By borrowing from real-world cultures of the past, Howard was able to create a consistent and eerily familiar fantasy setting. Many modern critics are quick to label this practice as the worst kind of cultural appropriation - imperialistic in nature and insidious of intent.


I don't buy into that argument.


From my point of view, Howard's practice is more akin to tapping into Jung's theory of archetypes to create meaning and nuance in his fiction, and it's a practice I've heartily adopted. I write games from a western male point of view. I can't write them from any other, because I have no other mindset. To me and others of my experience, there is much romance tied to my ideas of the distant east. I loved the Arabian Nights as a child. I remember staring in awe at the 19th century artwork showing Aladdin in the cave of wonders, almost buried in precious, strange treasure.


There wasn't any negative connotation on my part. I didn't go to college and have a headful of ideas about what people from the Orient were really like. I understood, even in my naïveté, that what I had read as a child was fiction and no more kin to my reality than my Clifford the Big Red Dog books. I absolutely held onto all of the colorful stereotypes of my childhood reading, but those stereotypes (archetypes) only applied to the Orient of fiction, not reality.


In the modern, politically-correct madhouse we inhabit, My views are now transgressive. Of the many purposes of writing, my favorite to read and write is still to entertain. Can I debate with others the colonialist ideology present in most 19th century literature? Sure. Can I recognize it in 20th and 21st century literature? Absolutely! But those are not the reasons why I play fantasy role playing games. I play FRPGs (specifically Dungeons and Dragons) as a way to escape reality for a time. For me, playing is an opportunity for communal storytelling. It's an opportunity to NOT overthink everything, but just relax and have fun.


To this end, most of the various countries and powers of Ur are derived from real-world cultures both ancient and recent (or at least my ideas of them). It was easy to style the Northern nation of Atik after my ideas about the Dark Age Vikings - most of which are formed much more by popular culture than historical knowledge. It was easy to write that nation-state as a frozen, grim, and savage civilization, as this is how it is often portrayed in popular culture. Is it accurate? Not really. In reality, this is a grossly simplistic view of a farm more complex and subtle culture.


But, this is a FANTASY role playing GAME. No rational person would ever believe that my fantasy world carries with it any real-world implications about a real historical culture. My Atik is the Viking land of the eddas, of the epics, of Beowulf and Eaters of the Dead. It is fantasy pure and simple. Was it simple to deepen that verisimilitude by pulling together a list of Scandinavian given names? Sure! Did I get a richer setting by filching the names of real towns and villages in Scandinavia? Yes! Am I in any way condemning Viking culture? No. Absolutely not.

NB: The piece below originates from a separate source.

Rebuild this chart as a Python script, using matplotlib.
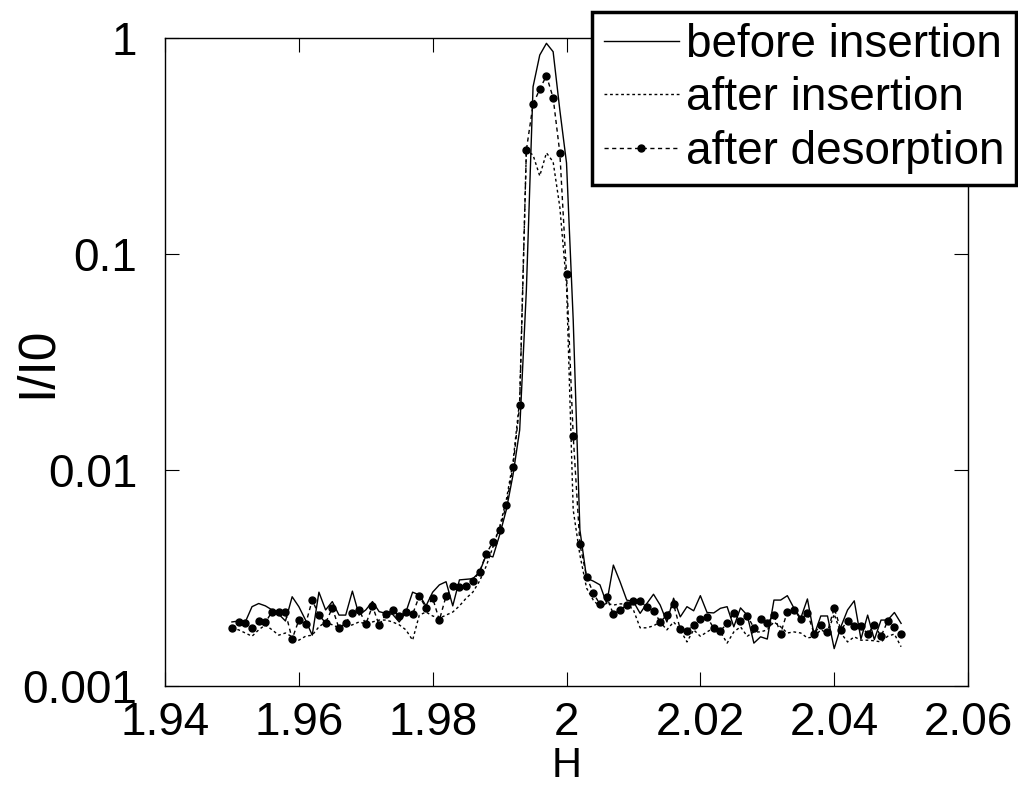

With that said, I appropriated several pop-culture versions of real-world cultures to flesh out the nation-states of the great continent of Ur. One wouldn't need to look to deeply to see a stereotyped Nazi Germany or Imperial Japan. The fictional United States of the Frontier era is there as well, along with a fantasy Cajun society, a fantasy Roman Empire, and the legendary version of Arabia.


By building from "real-world" models, (at least the pop-culture versions of them) you can quickly create an intrinsic logic, a consistency that adds the feeling of realism to your setting.